I have been up machines to run Docker Containers on, at Digital Ocean, for short periods of time to run batch jobs.  Docker’s deamon listens on a unix socket, /var/run/docker.sock, for your instructions.  I develop on my Mac, so I need to transmit my instructions to the VM at Digital Ocean.  Let’s call him mr-doh.

One option is to reconfigure mr-doh’s Docker deamon  to listening on localhost tcp port.   Having done that you can have ssh forward that back to your Mac and then your set/export the DOCKER_HOST environment variable and your good to go.

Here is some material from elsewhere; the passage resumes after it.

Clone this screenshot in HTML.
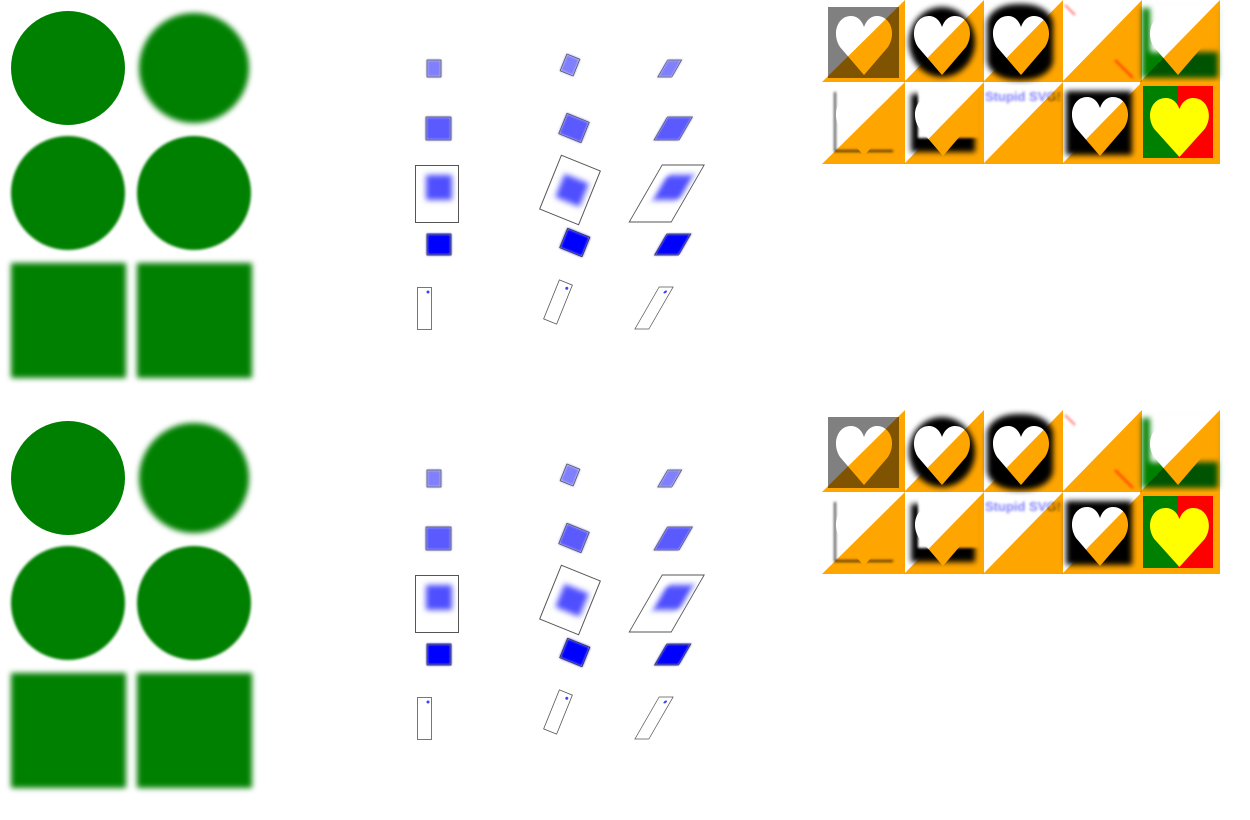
<!DOCTYPE html>
<html><head><meta charset="utf-8"><style>html,body{margin:0;padding:0;background:#fff;width:1250px;height:820px;overflow:hidden}.mul{mix-blend-mode:multiply}</style></head>
<body>
<svg width="1250" height="820" viewBox="0 0 1250 820" xmlns="http://www.w3.org/2000/svg" style="background:#fff">
<defs>
<filter id="b1" x="-50%" y="-50%" width="200%" height="200%"><feGaussianBlur stdDeviation="1.2"/></filter>
<filter id="b3" x="-50%" y="-50%" width="200%" height="200%"><feGaussianBlur stdDeviation="3"/></filter>
<filter id="bb" x="-50%" y="-50%" width="200%" height="200%"><feGaussianBlur stdDeviation="3"/></filter>
<path id="heart" d="M29,60 L5,32 C-4,18 3,0 17,1 C23,1.5 27,6 29,12 C31,6 35,1.5 41,1 C55,0 62,18 53,32 Z"/>
<g id="half">
  <circle cx="68" cy="68" r="57" fill="#008000"/>
  <circle cx="194" cy="68" r="55" fill="#008000" filter="url(#b3)"/>
  <circle cx="68" cy="193" r="57" fill="#008000" filter="url(#b1)"/>
  <circle cx="194" cy="193" r="57" fill="#008000" filter="url(#b1)"/>
  <rect x="11" y="263" width="115" height="115" fill="#008000" filter="url(#b3)"/>
  <rect x="137" y="263" width="115" height="115" fill="#008000" filter="url(#b3)"/>

  <g>
    <rect x="427" y="60" width="14" height="17" fill="#8080ff" filter="url(#b1)"/>
    <rect x="427" y="60" width="14" height="17" fill="none" stroke="#555" stroke-width="0.8"/>
    <rect x="426" y="117" width="25" height="23" fill="#5a5aff" filter="url(#b1)"/>
    <rect x="426" y="117" width="25" height="23" fill="none" stroke="#555" stroke-width="0.8"/>
    <rect x="426" y="175" width="26" height="25" fill="#5050ff" filter="url(#b3)"/>
    <rect x="415.5" y="165.5" width="43" height="57" fill="none" stroke="#555" stroke-width="1"/>
    <rect x="427" y="234" width="24" height="21" fill="#0000ff" filter="url(#b1)"/>
    <rect x="427" y="234" width="24" height="21" fill="none" stroke="#333" stroke-width="0.8"/>
    <rect x="417.5" y="287.5" width="14" height="42" fill="none" stroke="#555" stroke-width="0.8"/>
    <circle cx="428" cy="292" r="1.5" fill="#4040ff"/>
  </g>
  <g transform="translate(570,65) rotate(22)"><rect x="-7" y="-9" width="14" height="18" fill="#8080ff" filter="url(#b1)"/><rect x="-7" y="-9" width="14" height="18" fill="none" stroke="#555" stroke-width="0.8"/></g>
  <g transform="translate(574,128) rotate(22)"><rect x="-12" y="-11" width="24" height="22" fill="#5a5aff" filter="url(#b1)"/><rect x="-12" y="-11" width="24" height="22" fill="none" stroke="#555" stroke-width="0.8"/></g>
  <g transform="translate(570,190) rotate(22)"><rect x="-11" y="-13" width="26" height="25" fill="#5050ff" filter="url(#b3)"/><rect x="-21" y="-29" width="42" height="58" fill="none" stroke="#555" stroke-width="1"/></g>
  <g transform="translate(575,242) rotate(22)"><rect x="-12" y="-10" width="24" height="21" fill="#0000ff" filter="url(#b1)"/><rect x="-12" y="-10" width="24" height="21" fill="none" stroke="#333" stroke-width="0.8"/></g>
  <g transform="translate(558,302) rotate(22)"><rect x="-7" y="-21" width="14" height="42" fill="none" stroke="#555" stroke-width="0.8"/><circle cx="3" cy="-16" r="1.5" fill="#4040ff"/></g>
  <g transform="translate(670,68) skewX(-30)"><rect x="-7" y="-8" width="14" height="17" fill="#8080ff" filter="url(#b1)"/><rect x="-7" y="-8" width="14" height="17" fill="none" stroke="#555" stroke-width="0.8"/></g>
  <g transform="translate(673,128) skewX(-30)"><rect x="-12" y="-11" width="25" height="23" fill="#5a5aff" filter="url(#b1)"/><rect x="-12" y="-11" width="25" height="23" fill="none" stroke="#555" stroke-width="0.8"/></g>
  <g transform="translate(667,193) skewX(-30)"><rect x="-10" y="-18" width="26" height="25" fill="#5050ff" filter="url(#b3)"/><rect x="-21" y="-28" width="42" height="57" fill="none" stroke="#555" stroke-width="1"/></g>
  <g transform="translate(673,244) skewX(-30)"><rect x="-12" y="-10" width="24" height="21" fill="#0000ff" filter="url(#b1)"/><rect x="-12" y="-10" width="24" height="21" fill="none" stroke="#333" stroke-width="0.8"/></g>
  <g transform="translate(654,308) skewX(-30)"><rect x="-7" y="-21" width="14" height="42" fill="none" stroke="#555" stroke-width="0.8"/><circle cx="2" cy="-16" r="1.5" fill="#4040ff"/></g>

  <!-- heart grid row 1 -->
  <rect x="828" y="7" width="71" height="71" fill="#808080"/>
  <use href="#heart" transform="translate(835,15)" fill="#fff"/>
  <ellipse cx="942" cy="42" rx="33" ry="35" fill="#000" filter="url(#bb)"/>
  <use href="#heart" transform="translate(913,15)" fill="#fff"/>
  <rect x="987" y="4" width="66" height="76" rx="30" ry="20" fill="#000" filter="url(#bb)"/>
  <use href="#heart" transform="translate(992,15)" fill="#fff"/>
  <line x1="1065" y1="5" x2="1075" y2="15" stroke="#ff8080" stroke-width="2" filter="url(#b1)"/>
  <line x1="1115" y1="60" x2="1133" y2="78" stroke="#ff6020" stroke-width="2" filter="url(#b1)"/>
  <rect x="1142" y="8" width="76" height="70" fill="#008000" filter="url(#b3)"/>
  <rect x="1150" y="0" width="72" height="52" fill="#fff" filter="url(#b3)"/>
  <use href="#heart" transform="translate(1149,15)" fill="#fff"/>
  <!-- row 2 -->
  <path d="M835,92 L835,151 L893,151" fill="none" stroke="#444" stroke-width="2" filter="url(#b1)"/>
  <use href="#heart" transform="translate(835,96)" fill="#fff"/>
  <rect x="911" y="94" width="64" height="58" fill="#000" filter="url(#bb)"/>
  <rect x="918" y="86" width="62" height="52" fill="#fff" filter="url(#b1)"/>
  <use href="#heart" transform="translate(914,96)" fill="#fff"/>
  <text x="985" y="101" font-family="Liberation Sans, sans-serif" font-weight="bold" font-size="13" fill="#8080ff" filter="url(#b1)">Stupid SVG!</text>
  <rect x="1066" y="91" width="66" height="64" fill="#000" filter="url(#bb)"/>
  <use href="#heart" transform="translate(1071,96)" fill="#fff"/>

  <g fill="#ffa500">
    <polygon class="mul" points="822,82 905,0 905,82"/>
    <polygon class="mul" points="904,82 984,0 984,82"/>
    <polygon class="mul" points="983,82 1063,0 1063,82"/>
    <polygon class="mul" points="1062,82 1142,0 1142,82"/>
    <polygon class="mul" points="1140,82 1220,0 1220,82"/>
    <polygon class="mul" points="822,164 905,82 905,164"/>
    <polygon class="mul" points="904,164 984,82 984,164"/>
    <polygon class="mul" points="983,164 1063,82 1063,164"/>
    <polygon class="mul" points="1062,164 1142,82 1142,164"/>
  </g>
  <rect x="1140" y="82" width="80" height="82" fill="#ffa500"/>
  <rect x="1143" y="86" width="35" height="72" fill="#008000"/>
  <rect x="1178" y="86" width="35" height="72" fill="#ff0000"/>
  <use href="#heart" transform="translate(1149,97) scale(1.05,1)" fill="#ffff00"/>
</g>
</defs>
<rect width="1250" height="820" fill="#fff"/>
<use href="#half"/>
<use href="#half" transform="translate(0,410)"/>
</svg>
</body></html>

The problem with that is it adds the work of spinning up mr-doh, which if your only going to have him running for a short period of time adds to the tedium.

Well, as we can see in the /dev/urandom example above you can use socat to forward things. That might look like this:

socat \
    "UNIX-LISTEN:/tmp/mr-doh-docker.sock,reuseaddr,fork" \
    "EXEC:'ssh -kTax root@mr-doh.example.com socat STDIO UNIX-CONNECT\:/var/run/docker.sock'" &

Which will fork a soccat to manages /tmp/mr-doh-docker.sock.  We can then teach the docker client on the Mac to use that by doing:

export DOCKER_HOST=unix:///tmp/mr-doh-docker.sock
When the client uses it socat will fire up ssh and connect to the docker deamon's socket on mr-doh.  Of course for this to work you'll want to have your ssh key installed in root@mr-doh's authorized_keys etc.

For your enjoyment is a somewhat raw script which will arrange to bring the /var/run/docker.sock from mr-doh back home. get-docker-socket-from-remote prints the export command you’ll need.

It’s cool that docker supports TLS.  You have to setup and manage keys etc.  So, that’s another approach.